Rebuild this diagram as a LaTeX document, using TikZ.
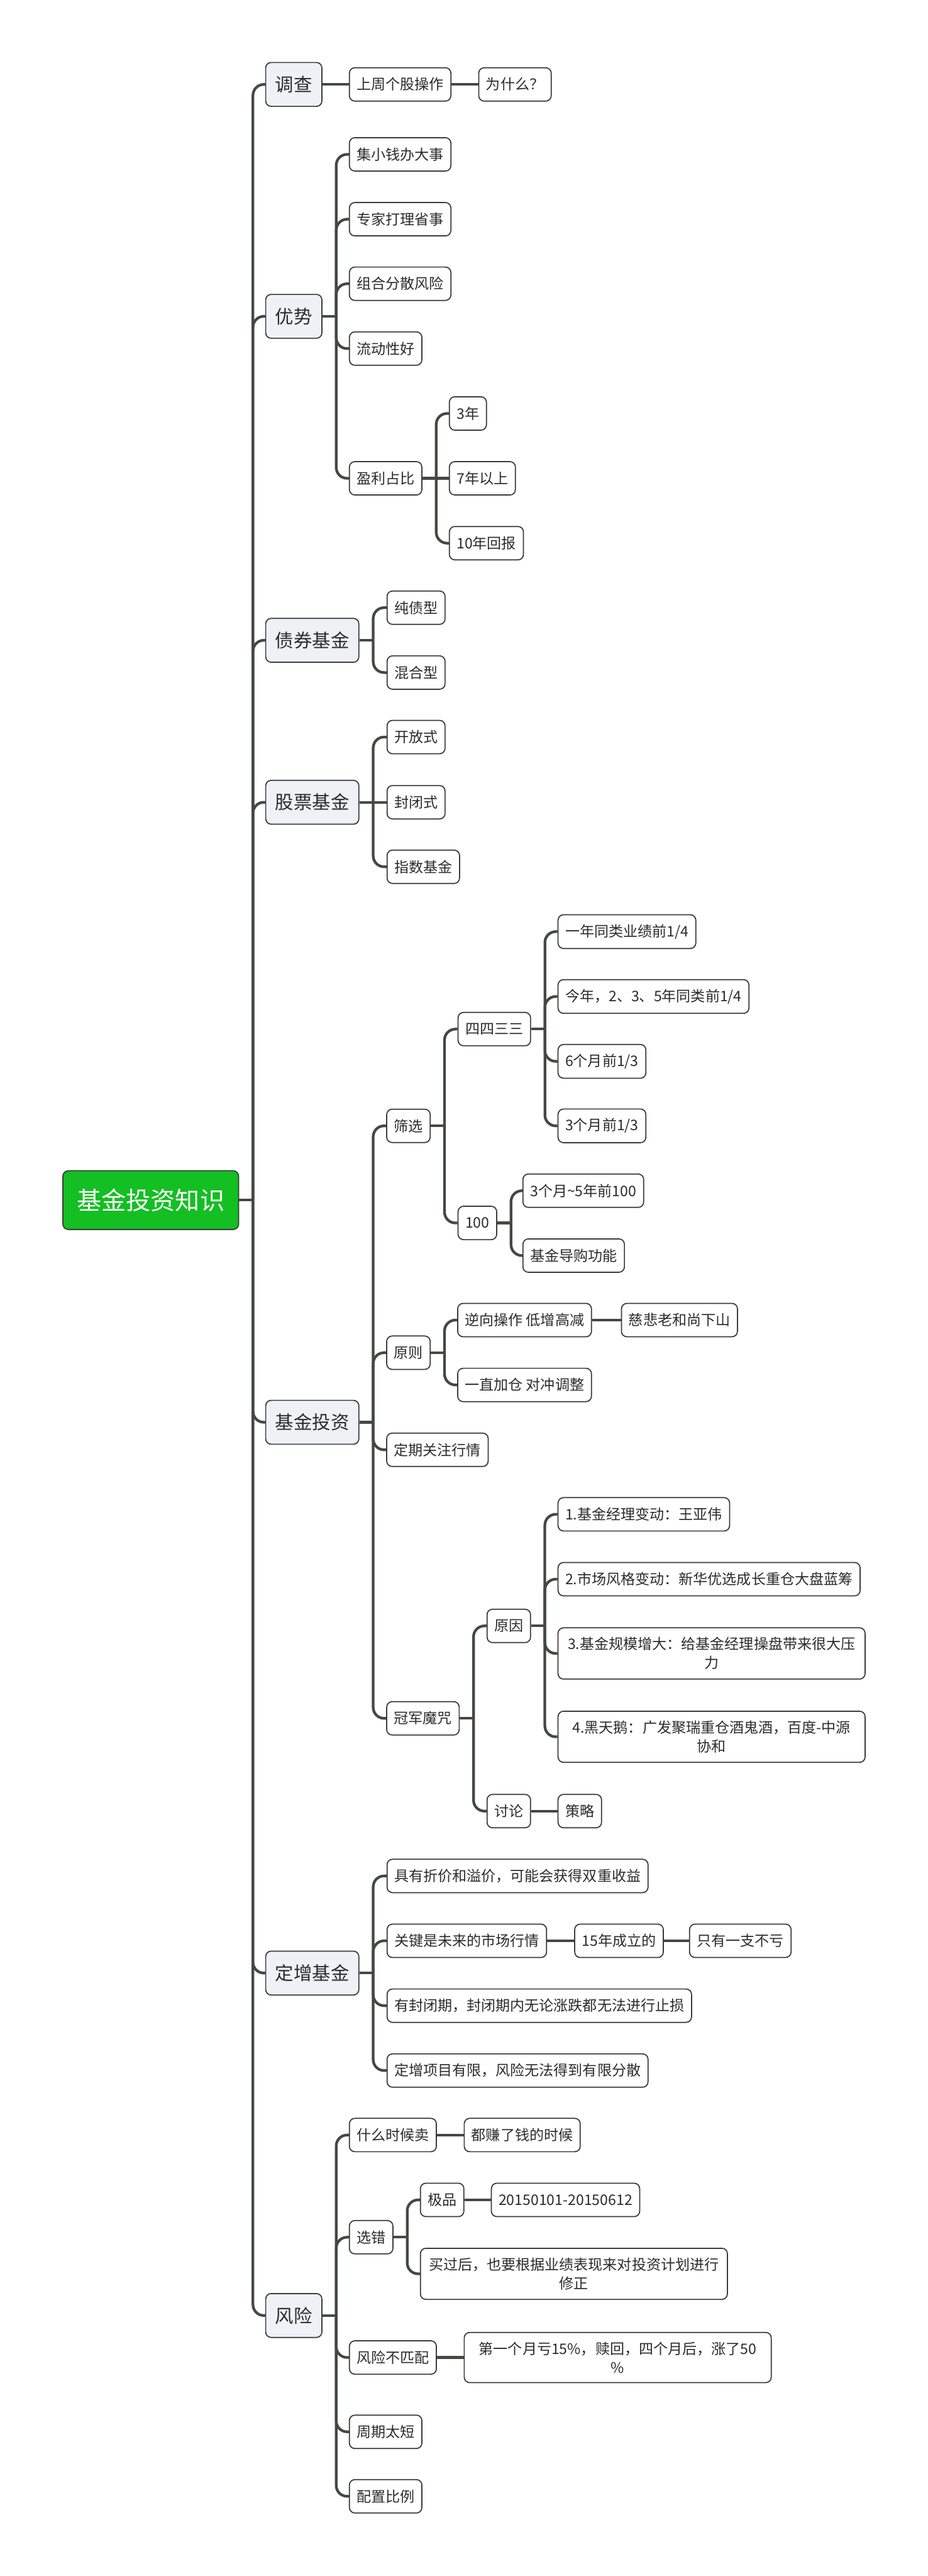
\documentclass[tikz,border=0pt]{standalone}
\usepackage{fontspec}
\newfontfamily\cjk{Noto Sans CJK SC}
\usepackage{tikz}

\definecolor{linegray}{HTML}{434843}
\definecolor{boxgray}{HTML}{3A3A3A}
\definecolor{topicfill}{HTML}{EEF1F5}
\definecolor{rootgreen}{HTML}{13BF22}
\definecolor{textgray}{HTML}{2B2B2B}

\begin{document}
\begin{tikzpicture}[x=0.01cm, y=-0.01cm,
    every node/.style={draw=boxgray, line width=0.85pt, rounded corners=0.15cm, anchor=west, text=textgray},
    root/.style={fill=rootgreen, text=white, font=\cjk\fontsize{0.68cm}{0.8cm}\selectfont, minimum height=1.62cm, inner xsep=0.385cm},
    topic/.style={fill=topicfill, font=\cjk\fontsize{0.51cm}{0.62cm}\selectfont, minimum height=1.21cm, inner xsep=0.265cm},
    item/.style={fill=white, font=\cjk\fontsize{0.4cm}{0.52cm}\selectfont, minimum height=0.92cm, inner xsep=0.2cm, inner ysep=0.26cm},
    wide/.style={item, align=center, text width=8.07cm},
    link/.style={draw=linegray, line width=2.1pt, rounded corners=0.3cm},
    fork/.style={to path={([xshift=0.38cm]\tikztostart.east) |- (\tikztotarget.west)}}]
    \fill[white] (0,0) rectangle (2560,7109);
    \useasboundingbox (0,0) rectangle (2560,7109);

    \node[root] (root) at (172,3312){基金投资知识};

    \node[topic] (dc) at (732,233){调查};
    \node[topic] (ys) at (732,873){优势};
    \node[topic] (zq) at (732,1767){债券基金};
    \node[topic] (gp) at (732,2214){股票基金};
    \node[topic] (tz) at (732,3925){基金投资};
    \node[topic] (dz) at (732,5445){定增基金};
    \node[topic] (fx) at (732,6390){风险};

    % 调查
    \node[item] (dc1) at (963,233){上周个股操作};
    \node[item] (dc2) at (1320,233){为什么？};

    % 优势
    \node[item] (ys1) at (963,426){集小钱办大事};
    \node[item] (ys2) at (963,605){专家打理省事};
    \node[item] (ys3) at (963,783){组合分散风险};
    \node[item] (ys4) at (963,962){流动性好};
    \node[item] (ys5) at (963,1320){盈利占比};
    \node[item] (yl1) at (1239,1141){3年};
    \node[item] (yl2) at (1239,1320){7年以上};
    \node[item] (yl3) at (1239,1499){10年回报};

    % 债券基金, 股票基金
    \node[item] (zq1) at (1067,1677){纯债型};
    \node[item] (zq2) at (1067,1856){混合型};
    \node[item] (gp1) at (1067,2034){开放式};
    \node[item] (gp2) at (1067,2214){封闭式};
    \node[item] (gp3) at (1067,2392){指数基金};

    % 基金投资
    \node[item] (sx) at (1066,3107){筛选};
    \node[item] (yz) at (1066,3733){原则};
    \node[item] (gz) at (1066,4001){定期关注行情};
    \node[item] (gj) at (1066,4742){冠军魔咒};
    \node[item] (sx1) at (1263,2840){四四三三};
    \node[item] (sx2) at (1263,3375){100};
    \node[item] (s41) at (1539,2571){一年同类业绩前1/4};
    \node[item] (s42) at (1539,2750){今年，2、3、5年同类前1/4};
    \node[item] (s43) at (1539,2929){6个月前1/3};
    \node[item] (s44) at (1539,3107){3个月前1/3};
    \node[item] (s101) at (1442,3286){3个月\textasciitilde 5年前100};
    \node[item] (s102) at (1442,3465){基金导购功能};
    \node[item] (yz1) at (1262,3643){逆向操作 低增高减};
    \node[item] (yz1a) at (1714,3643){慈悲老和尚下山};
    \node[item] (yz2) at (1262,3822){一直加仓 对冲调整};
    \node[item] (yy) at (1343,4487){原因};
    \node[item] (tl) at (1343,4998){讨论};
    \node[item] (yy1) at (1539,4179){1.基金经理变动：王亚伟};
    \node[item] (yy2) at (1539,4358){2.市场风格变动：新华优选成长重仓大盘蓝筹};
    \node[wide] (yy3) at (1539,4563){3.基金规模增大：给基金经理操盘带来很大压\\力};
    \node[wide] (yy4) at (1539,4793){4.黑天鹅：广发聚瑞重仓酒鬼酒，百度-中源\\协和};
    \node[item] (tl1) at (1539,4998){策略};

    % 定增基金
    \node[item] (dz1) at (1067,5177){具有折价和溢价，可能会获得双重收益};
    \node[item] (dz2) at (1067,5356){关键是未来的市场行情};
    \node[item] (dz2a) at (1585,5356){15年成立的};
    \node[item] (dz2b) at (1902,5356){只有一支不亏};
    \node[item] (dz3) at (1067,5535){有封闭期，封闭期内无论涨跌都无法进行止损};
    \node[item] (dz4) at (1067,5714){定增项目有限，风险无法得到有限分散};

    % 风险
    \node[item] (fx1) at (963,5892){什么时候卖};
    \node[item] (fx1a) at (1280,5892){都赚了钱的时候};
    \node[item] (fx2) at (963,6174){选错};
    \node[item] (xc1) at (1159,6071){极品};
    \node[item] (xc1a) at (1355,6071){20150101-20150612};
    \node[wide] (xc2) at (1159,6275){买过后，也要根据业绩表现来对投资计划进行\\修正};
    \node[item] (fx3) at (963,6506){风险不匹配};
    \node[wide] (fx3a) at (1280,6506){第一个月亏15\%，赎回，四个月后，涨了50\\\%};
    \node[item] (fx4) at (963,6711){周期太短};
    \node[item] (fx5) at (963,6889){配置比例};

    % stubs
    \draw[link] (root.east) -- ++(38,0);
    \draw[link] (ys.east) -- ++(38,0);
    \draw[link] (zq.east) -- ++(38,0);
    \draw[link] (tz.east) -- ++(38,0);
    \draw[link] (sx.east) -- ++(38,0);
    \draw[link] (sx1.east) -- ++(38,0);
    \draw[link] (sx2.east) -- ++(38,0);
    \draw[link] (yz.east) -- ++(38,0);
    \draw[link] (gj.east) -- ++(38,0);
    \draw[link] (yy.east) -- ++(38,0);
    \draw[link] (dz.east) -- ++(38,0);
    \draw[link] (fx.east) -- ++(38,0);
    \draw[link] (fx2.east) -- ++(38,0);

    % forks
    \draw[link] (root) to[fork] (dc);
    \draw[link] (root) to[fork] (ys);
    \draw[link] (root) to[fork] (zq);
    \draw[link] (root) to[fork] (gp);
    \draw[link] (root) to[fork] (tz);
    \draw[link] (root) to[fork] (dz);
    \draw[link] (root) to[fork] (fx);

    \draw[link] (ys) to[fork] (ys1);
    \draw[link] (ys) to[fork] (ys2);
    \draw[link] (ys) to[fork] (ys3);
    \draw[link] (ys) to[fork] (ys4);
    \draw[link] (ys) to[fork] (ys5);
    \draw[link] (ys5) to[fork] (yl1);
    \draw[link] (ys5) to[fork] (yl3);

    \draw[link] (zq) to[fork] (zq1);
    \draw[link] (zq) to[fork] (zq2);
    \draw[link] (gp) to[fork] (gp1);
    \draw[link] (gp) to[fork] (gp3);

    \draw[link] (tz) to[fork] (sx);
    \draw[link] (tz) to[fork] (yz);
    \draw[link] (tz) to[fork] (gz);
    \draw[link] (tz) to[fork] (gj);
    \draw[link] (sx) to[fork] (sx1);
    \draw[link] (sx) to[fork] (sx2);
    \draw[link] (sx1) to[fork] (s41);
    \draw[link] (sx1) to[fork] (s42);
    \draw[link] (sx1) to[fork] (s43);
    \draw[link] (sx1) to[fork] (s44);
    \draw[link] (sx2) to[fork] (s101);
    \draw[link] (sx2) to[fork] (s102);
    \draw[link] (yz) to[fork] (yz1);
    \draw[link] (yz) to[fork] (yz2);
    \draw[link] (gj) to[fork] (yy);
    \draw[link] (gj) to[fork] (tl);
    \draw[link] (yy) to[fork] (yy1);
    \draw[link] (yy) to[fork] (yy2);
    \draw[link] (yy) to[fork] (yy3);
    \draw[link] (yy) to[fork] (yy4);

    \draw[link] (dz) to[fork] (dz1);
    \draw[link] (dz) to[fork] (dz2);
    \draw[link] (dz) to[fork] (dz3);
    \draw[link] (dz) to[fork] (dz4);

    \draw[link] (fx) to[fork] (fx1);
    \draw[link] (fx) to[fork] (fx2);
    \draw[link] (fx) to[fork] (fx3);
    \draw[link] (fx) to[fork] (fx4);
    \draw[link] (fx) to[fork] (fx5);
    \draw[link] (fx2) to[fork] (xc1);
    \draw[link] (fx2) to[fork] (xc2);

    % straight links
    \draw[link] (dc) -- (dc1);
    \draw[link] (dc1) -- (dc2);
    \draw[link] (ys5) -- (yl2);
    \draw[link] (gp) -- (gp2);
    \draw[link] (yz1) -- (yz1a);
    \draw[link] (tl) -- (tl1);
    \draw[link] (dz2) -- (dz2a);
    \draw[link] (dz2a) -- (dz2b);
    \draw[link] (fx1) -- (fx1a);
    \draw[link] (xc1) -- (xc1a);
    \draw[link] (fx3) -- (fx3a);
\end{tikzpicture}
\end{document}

* * *

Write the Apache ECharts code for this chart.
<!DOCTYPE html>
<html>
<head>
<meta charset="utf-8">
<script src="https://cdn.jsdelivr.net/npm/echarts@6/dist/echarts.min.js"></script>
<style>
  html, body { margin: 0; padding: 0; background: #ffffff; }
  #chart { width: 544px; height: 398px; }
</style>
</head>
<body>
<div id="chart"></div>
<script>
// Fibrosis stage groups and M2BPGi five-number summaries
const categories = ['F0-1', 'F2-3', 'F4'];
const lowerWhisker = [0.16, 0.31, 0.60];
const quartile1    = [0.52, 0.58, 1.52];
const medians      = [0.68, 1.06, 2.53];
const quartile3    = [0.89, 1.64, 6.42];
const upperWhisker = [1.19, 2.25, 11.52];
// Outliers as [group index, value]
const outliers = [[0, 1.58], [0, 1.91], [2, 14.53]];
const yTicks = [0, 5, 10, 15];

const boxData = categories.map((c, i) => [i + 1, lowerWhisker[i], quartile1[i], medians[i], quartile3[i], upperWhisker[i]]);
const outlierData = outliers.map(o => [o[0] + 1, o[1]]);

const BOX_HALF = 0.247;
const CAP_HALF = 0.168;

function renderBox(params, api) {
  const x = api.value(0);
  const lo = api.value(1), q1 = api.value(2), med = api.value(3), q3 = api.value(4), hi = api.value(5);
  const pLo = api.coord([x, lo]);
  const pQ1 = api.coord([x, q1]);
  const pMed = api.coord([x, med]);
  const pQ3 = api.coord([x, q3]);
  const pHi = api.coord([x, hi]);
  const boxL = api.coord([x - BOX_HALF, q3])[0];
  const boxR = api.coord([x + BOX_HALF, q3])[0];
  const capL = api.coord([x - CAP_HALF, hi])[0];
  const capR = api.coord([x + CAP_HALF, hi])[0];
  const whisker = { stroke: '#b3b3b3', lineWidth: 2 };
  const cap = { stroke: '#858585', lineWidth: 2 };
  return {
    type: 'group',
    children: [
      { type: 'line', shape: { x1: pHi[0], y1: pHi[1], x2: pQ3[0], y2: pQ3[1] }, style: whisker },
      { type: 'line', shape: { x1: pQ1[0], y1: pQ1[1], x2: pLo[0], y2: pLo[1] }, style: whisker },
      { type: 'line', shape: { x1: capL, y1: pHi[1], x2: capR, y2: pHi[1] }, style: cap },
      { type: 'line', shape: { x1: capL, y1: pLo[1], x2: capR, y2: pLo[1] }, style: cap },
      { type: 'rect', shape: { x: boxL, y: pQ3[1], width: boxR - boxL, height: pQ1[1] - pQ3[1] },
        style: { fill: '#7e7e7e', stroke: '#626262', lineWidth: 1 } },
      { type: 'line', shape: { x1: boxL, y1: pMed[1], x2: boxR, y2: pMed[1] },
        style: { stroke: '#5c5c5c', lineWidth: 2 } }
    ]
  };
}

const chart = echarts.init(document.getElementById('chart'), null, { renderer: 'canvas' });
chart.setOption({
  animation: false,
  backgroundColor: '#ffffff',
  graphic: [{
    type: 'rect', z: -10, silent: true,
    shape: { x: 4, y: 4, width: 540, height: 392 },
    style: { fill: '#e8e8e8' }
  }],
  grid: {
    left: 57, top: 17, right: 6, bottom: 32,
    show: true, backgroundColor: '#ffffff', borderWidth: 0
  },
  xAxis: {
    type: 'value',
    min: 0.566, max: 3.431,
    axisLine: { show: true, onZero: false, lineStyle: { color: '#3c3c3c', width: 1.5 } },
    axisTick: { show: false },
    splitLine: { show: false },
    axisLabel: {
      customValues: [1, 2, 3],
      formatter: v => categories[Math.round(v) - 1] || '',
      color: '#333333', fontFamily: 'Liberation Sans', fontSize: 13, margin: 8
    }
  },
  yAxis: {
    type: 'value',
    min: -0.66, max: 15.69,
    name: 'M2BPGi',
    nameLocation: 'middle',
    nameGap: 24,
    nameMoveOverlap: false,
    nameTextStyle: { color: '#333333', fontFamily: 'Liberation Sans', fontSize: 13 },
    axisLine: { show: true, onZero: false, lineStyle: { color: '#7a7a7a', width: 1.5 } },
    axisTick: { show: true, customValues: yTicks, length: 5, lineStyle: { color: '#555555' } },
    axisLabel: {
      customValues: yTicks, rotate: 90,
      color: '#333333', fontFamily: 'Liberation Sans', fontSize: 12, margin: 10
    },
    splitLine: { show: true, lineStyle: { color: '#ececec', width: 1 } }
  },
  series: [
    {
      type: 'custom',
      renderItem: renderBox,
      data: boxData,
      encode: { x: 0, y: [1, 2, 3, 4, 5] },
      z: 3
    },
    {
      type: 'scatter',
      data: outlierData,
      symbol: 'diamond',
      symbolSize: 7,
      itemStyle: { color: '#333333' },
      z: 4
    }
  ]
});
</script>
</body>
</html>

* * *

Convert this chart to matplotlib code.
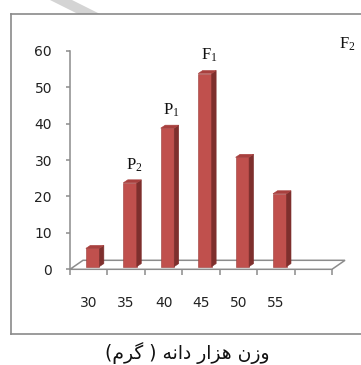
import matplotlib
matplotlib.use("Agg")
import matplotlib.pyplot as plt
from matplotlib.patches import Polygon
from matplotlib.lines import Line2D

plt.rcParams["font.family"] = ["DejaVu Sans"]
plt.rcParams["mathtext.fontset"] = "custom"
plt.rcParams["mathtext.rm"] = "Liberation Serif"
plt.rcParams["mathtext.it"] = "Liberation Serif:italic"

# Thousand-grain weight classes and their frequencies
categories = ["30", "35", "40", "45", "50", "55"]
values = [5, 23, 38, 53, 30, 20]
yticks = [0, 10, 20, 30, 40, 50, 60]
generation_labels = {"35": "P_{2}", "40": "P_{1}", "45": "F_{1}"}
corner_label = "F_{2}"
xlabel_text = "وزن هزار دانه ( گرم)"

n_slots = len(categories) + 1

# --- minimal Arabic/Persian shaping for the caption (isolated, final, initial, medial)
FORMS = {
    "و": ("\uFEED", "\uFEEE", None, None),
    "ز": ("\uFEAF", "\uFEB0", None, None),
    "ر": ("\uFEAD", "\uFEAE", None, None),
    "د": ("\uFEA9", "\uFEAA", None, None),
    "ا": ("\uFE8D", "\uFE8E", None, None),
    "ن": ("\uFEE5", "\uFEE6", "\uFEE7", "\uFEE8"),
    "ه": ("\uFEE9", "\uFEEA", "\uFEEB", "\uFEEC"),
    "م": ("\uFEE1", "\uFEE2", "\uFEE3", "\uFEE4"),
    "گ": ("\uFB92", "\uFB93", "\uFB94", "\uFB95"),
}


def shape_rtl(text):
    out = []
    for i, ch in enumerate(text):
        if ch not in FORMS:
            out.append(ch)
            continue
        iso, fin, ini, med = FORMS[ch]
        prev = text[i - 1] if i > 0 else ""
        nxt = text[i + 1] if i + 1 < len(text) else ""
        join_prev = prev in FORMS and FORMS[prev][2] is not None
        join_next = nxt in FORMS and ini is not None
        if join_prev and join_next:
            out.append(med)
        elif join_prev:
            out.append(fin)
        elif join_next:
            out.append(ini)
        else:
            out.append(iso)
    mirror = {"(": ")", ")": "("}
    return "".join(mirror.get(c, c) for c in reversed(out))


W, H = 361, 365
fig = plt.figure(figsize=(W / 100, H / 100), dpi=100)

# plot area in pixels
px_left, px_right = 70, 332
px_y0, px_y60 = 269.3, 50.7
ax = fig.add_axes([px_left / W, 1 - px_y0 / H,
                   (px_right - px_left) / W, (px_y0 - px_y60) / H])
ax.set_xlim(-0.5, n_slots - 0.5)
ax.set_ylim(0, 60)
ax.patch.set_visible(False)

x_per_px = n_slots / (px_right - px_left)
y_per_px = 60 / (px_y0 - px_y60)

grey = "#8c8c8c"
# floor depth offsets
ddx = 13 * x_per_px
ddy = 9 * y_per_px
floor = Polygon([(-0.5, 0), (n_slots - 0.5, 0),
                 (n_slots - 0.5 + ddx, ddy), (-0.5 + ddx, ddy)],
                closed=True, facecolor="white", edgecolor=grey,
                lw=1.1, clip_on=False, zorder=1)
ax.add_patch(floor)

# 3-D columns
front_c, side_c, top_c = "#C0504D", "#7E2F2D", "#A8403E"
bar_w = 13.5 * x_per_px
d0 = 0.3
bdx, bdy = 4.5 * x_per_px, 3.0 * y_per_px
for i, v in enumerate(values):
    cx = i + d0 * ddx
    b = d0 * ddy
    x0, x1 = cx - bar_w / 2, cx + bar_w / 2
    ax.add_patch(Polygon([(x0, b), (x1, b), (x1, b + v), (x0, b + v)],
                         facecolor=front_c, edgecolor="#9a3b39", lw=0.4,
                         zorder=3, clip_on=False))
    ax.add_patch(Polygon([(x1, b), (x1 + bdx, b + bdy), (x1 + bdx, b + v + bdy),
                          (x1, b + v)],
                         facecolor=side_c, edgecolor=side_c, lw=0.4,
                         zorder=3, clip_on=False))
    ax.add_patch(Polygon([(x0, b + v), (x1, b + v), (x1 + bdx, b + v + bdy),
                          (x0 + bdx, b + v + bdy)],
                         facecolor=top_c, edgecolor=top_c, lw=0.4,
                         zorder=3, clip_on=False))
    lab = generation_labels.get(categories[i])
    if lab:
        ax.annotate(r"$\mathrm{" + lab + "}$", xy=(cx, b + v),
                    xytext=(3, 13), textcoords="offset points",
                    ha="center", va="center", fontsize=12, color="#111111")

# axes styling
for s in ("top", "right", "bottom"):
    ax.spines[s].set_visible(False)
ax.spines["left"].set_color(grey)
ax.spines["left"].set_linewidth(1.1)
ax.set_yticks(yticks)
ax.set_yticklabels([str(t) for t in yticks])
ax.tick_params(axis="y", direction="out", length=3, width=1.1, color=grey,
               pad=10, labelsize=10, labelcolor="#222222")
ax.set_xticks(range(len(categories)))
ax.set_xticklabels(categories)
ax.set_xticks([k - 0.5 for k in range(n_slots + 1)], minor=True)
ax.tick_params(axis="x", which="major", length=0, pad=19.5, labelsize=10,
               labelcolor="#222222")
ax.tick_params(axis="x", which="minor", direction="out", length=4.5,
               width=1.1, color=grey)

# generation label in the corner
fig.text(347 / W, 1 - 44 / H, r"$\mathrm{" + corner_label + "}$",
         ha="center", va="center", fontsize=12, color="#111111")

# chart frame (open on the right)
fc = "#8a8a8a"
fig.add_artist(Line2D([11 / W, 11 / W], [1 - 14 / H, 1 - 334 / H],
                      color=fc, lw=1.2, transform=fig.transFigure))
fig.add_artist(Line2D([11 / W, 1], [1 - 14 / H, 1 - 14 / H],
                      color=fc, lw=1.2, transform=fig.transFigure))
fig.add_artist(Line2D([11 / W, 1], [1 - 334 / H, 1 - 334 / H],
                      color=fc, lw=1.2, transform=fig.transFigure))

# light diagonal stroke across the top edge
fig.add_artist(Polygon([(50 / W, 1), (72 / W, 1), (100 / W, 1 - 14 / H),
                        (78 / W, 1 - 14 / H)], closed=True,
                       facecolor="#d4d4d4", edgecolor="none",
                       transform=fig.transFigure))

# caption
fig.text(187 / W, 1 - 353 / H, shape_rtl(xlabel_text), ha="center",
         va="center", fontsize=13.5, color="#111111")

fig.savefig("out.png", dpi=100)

* * *

§ Problem requirements
Lines that hold "matplotlib" are the ones to copy; find all of them.

§ Problem solution
Convert this chart to matplotlib code.
import matplotlib
matplotlib.use("Agg")
import matplotlib.pyplot as plt
from matplotlib.patches import Polygon
from matplotlib.lines import Line2D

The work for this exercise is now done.